On n’en a peut-être pas conscience en France, mais le PSG, fort de cette stratégie de marque innovante, est déjà devenu big in Japan. Sa collaboration avec BAPE, le label culte de Nigo, en 2018, y est peut-être également pour quelque chose… Le PSG est ainsi le premier club de foot européen à avoir ouvert sa propre boutique à Tokyo, ainsi que le tout premier café PSG du monde, où les aficionados du club et de ses créations mode peuvent venir discuter pronostics et regarder les matchs à la télévision. Pour créer un véritable lien avec ses fans asiatiques, le club a également lancé des académies de football, où les jeunes peuvent venir perfectionner leur jeu en suivant une pédagogie propre au PSG.

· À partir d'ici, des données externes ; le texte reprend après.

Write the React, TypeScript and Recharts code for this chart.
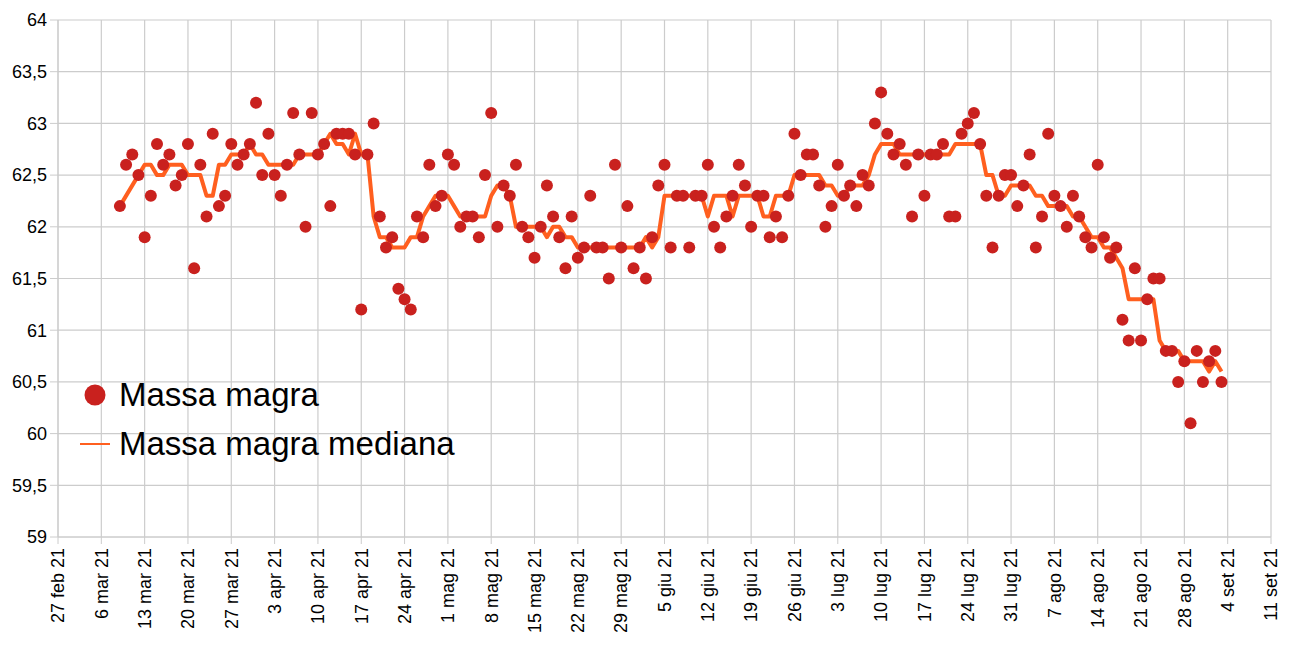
import React from 'react'
import {
  ComposedChart,
  Line,
  Scatter,
  XAxis,
  YAxis,
  CartesianGrid,
  Legend
} from 'recharts'

// giorni contati dal 27 feb 21; la prima misura è del 9 mar 21
const firstDay = 10

const massa = [
  62.2, 62.6, 62.7, 62.5, 61.9, 62.3, 62.8, 62.6, 62.7, 62.4,
  62.5, 62.8, 61.6, 62.6, 62.1, 62.9, 62.2, 62.3, 62.8, 62.6,
  62.7, 62.8, 63.2, 62.5, 62.9, 62.5, 62.3, 62.6, 63.1, 62.7,
  62.0, 63.1, 62.7, 62.8, 62.2, 62.9, 62.9, 62.9, 62.7, 61.2,
  62.7, 63.0, 62.1, 61.8, 61.9, 61.4, 61.3, 61.2, 62.1, 61.9,
  62.6, 62.2, 62.3, 62.7, 62.6, 62.0, 62.1, 62.1, 61.9, 62.5,
  63.1, 62.0, 62.4, 62.3, 62.6, 62.0, 61.9, 61.7, 62.0, 62.4,
  62.1, 61.9, 61.6, 62.1, 61.7, 61.8, 62.3, 61.8, 61.8, 61.5,
  62.6, 61.8, 62.2, 61.6, 61.8, 61.5, 61.9, 62.4, 62.6, 61.8,
  62.3, 62.3, 61.8, 62.3, 62.3, 62.6, 62.0, 61.8, 62.1, 62.3,
  62.6, 62.4, 62.0, 62.3, 62.3, 61.9, 62.1, 61.9, 62.3, 62.9,
  62.5, 62.7, 62.7, 62.4, 62.0, 62.2, 62.6, 62.3, 62.4, 62.2,
  62.5, 62.4, 63.0, 63.3, 62.9, 62.7, 62.8, 62.6, 62.1, 62.7,
  62.3, 62.7, 62.7, 62.8, 62.1, 62.1, 62.9, 63.0, 63.1, 62.8,
  62.3, 61.8, 62.3, 62.5, 62.5, 62.2, 62.4, 62.7, 61.8, 62.1,
  62.9, 62.3, 62.2, 62.0, 62.3, 62.1, 61.9, 61.8, 62.6, 61.9,
  61.7, 61.8, 61.1, 60.9, 61.6, 60.9, 61.3, 61.5, 61.5, 60.8,
  60.8, 60.5, 60.7, 60.1, 60.8, 60.5, 60.7, 60.8, 60.5
]

const mediana = [
  62.2, null, null, 62.5, 62.6, 62.6, 62.5, 62.5, 62.6, 62.6,
  62.6, 62.5, 62.5, 62.5, 62.3, 62.3, 62.6, 62.6, 62.7, 62.7,
  62.7, 62.8, 62.7, 62.7, 62.6, 62.6, 62.6, 62.6, 62.6, 62.7,
  62.7, 62.7, 62.7, 62.8, 62.9, 62.8, 62.8, 62.7, 62.9, 62.7,
  62.7, 62.1, 61.9, 61.9, 61.8, 61.8, 61.8, 61.9, 61.9, 62.1,
  62.2, 62.3, 62.3, 62.3, 62.2, 62.1, 62.1, 62.1, 62.1, 62.1,
  62.3, 62.4, 62.4, 62.3, 62.0, 62.0, 62.0, 62.0, 62.0, 61.9,
  62.0, 62.0, 61.9, 61.9, 61.8, 61.8, 61.8, 61.8, 61.8, 61.8,
  61.8, 61.8, 61.8, 61.8, 61.8, 61.9, 61.8, 61.9, 62.3, 62.3,
  62.3, 62.3, 62.3, 62.3, 62.3, 62.1, 62.3, 62.3, 62.3, 62.1,
  62.3, 62.3, 62.3, 62.3, 62.1, 62.1, 62.3, 62.3, 62.3, 62.5,
  62.5, 62.5, 62.5, 62.5, 62.4, 62.4, 62.3, 62.3, 62.4, 62.4,
  62.4, 62.5, 62.7, 62.8, 62.8, 62.8, 62.7, 62.7, 62.7, 62.7,
  62.7, 62.7, 62.7, 62.7, 62.7, 62.8, 62.8, 62.8, 62.8, 62.8,
  62.5, 62.5, 62.3, 62.3, 62.4, 62.4, 62.4, 62.4, 62.3, 62.3,
  62.2, 62.2, 62.2, 62.2, 62.1, 62.1, 62.0, 61.9, 61.9, 61.8,
  61.8, 61.7, 61.6, 61.3, 61.3, 61.3, 61.3, 61.3, 60.9, 60.8,
  60.8, 60.8, 60.7, 60.7, 60.7, 60.7, 60.6, 60.7, 60.6
]

const dateLabels = [
  '27 feb 21', '6 mar 21', '13 mar 21', '20 mar 21', '27 mar 21',
  '3 apr 21', '10 apr 21', '17 apr 21', '24 apr 21', '1 mag 21',
  '8 mag 21', '15 mag 21', '22 mag 21', '29 mag 21', '5 giu 21',
  '12 giu 21', '19 giu 21', '26 giu 21', '3 lug 21', '10 lug 21',
  '17 lug 21', '24 lug 21', '31 lug 21', '7 ago 21', '14 ago 21',
  '21 ago 21', '28 ago 21', '4 set 21', '11 set 21'
]

const yTicks = [59, 59.5, 60, 60.5, 61, 61.5, 62, 62.5, 63, 63.5, 64]

const xTicks = dateLabels.map((_, i) => i * 7)

const data = massa.map((m, i) => ({
  day: firstDay + i,
  massa: m,
  mediana: mediana[i]
}))

const FONT = '"Liberation Sans", Arial, sans-serif'
const DOT = '#c9211e'
const LINE = '#ff5f1f'
const GRID = '#cccccc'

const DateTick = (props: any) => {
  const { x, y, payload } = props
  return (
    <g transform={`translate(${x},${y})`}>
      <text
        transform='rotate(-90)'
        textAnchor='end'
        dy='0.35em'
        fontSize={18}
        fontFamily={FONT}
        fill='#000'
      >
        {dateLabels[Math.round(payload.value / 7)]}
      </text>
    </g>
  )
}

const LegendBox = () => (
  <div style={{ fontFamily: FONT, fontSize: 33, color: '#000' }}>
    <div style={{ display: 'flex', alignItems: 'center', height: 49 }}>
      <svg width={30} height={24} style={{ marginRight: 9 }}>
        <circle cx={15} cy={12} r={10.5} fill={DOT} />
      </svg>
      <span style={{ lineHeight: '49px' }}>Massa magra</span>
    </div>
    <div style={{ display: 'flex', alignItems: 'center', height: 49 }}>
      <svg width={30} height={24} style={{ marginRight: 9 }}>
        <line x1={0} y1={12} x2={30} y2={12} stroke={LINE} strokeWidth={2} />
      </svg>
      <span style={{ lineHeight: '49px' }}>Massa magra mediana</span>
    </div>
  </div>
)

const MassaChart: React.FC = () => {
  return (
    <ComposedChart
      width={1292}
      height={652}
      data={data}
      margin={{ top: 20, right: 21, left: 0, bottom: 0 }}
    >
      <CartesianGrid stroke={GRID} strokeWidth={1.2} />
      <XAxis
        dataKey='day'
        type='number'
        domain={[0, 196]}
        ticks={xTicks}
        interval={0}
        height={115}
        tick={<DateTick />}
        tickSize={7}
        tickMargin={4}
        stroke={GRID}
        axisLine={{ stroke: GRID }}
        tickLine={{ stroke: GRID }}
      />
      <YAxis
        type='number'
        domain={[59, 64]}
        ticks={yTicks}
        interval={0}
        width={58}
        tickSize={8}
        tickMargin={3}
        tickFormatter={(v: number) => String(v).replace('.', ',')}
        tick={{ fill: '#000', fontSize: 18, fontFamily: FONT }}
        axisLine={{ stroke: GRID }}
        tickLine={{ stroke: GRID }}
      />
      <Legend
        layout='vertical'
        align='center'
        verticalAlign='middle'
        content={<LegendBox />}
        wrapperStyle={{ left: 80, top: 370, width: 440, height: 98 }}
      />
      <Line
        name='Massa magra mediana'
        dataKey='mediana'
        stroke={LINE}
        strokeWidth={4}
        strokeLinejoin='round'
        dot={false}
        activeDot={false}
        connectNulls
        isAnimationActive={false}
      />
      <Scatter
        name='Massa magra'
        dataKey='massa'
        fill={DOT}
        shape={(p: any) => <circle cx={p.cx} cy={p.cy} r={6} fill={DOT} />}
        isAnimationActive={false}
      />
    </ComposedChart>
  )
}

export default function App() {
  return (
    <div style={{ position: 'absolute', left: 0, top: 0 }}>
      <MassaChart />
    </div>
  )
}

Mais ce n’est pas tout, car les collaborations du PSG sur le front de la création d’objets ou de vêtement sont multiples et variées. Les hédonistes pointilleux d’aujourd’hui, et passionnés de pêche à la mouche, pouvaient par exemple en 2020 se procurer un des 100 coffrets de mouches réalisés en édition limitée avec l’artiste Olivier Masmonteil. Chacune des mouches avait été conçue pour détenir “des qualités requises à la pratique du football” (précision, puissance, rapidité…). Preuve que décidément, le PSG est sur tous les terrains, déterminé à devenir la première marque de lifestyle globale rattachée à un club de football.